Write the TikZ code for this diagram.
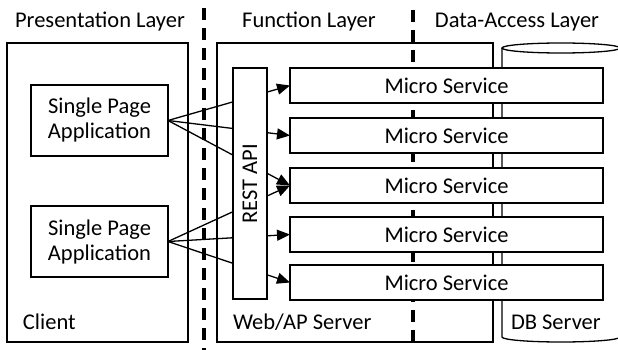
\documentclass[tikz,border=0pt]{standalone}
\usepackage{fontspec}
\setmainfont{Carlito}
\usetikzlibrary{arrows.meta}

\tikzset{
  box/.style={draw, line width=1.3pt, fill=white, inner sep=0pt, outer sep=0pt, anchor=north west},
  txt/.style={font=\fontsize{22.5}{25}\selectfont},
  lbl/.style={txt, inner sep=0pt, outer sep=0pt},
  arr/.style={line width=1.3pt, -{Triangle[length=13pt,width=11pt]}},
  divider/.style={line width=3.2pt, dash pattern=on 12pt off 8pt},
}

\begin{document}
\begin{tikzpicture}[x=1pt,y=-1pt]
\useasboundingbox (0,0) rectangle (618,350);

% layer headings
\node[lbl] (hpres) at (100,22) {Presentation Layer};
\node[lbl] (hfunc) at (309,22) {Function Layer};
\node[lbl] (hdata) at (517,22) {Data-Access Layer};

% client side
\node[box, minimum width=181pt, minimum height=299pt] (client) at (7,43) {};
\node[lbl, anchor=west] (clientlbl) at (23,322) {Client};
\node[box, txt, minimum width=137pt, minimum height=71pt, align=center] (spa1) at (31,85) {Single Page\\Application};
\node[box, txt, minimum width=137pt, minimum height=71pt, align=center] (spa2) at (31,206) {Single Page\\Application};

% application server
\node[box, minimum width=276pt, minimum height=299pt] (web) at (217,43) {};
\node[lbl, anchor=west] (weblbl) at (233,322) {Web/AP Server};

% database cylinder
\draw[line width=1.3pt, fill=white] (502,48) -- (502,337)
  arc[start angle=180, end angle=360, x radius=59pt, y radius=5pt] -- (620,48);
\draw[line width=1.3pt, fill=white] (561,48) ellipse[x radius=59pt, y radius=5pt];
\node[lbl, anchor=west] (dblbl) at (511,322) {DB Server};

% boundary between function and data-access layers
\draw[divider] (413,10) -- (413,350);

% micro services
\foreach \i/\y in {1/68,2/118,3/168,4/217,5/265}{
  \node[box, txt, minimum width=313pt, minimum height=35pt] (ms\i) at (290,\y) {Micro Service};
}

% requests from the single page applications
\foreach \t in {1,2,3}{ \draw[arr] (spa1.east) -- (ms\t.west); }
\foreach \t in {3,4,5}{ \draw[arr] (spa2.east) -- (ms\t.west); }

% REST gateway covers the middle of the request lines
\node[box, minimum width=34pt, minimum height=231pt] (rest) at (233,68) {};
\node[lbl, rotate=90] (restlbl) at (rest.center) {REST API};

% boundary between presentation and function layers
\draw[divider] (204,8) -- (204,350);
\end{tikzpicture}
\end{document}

..............................

▶ WHAT YOU SHOULD DO:
Give again, word for word, every line from the top of the data above to the line holding "height=71pt, align=center] (spa2)", inclusive, with the pictures left out.

▶ THE OUTPUT:
Write the TikZ code for this diagram.
\documentclass[tikz,border=0pt]{standalone}
\usepackage{fontspec}
\setmainfont{Carlito}
\usetikzlibrary{arrows.meta}

\tikzset{
  box/.style={draw, line width=1.3pt, fill=white, inner sep=0pt, outer sep=0pt, anchor=north west},
  txt/.style={font=\fontsize{22.5}{25}\selectfont},
  lbl/.style={txt, inner sep=0pt, outer sep=0pt},
  arr/.style={line width=1.3pt, -{Triangle[length=13pt,width=11pt]}},
  divider/.style={line width=3.2pt, dash pattern=on 12pt off 8pt},
}

\begin{document}
\begin{tikzpicture}[x=1pt,y=-1pt]
\useasboundingbox (0,0) rectangle (618,350);

% layer headings
\node[lbl] (hpres) at (100,22) {Presentation Layer};
\node[lbl] (hfunc) at (309,22) {Function Layer};
\node[lbl] (hdata) at (517,22) {Data-Access Layer};

% client side
\node[box, minimum width=181pt, minimum height=299pt] (client) at (7,43) {};
\node[lbl, anchor=west] (clientlbl) at (23,322) {Client};
\node[box, txt, minimum width=137pt, minimum height=71pt, align=center] (spa1) at (31,85) {Single Page\\Application};
\node[box, txt, minimum width=137pt, minimum height=71pt, align=center] (spa2) at (31,206) {Single Page\\Application};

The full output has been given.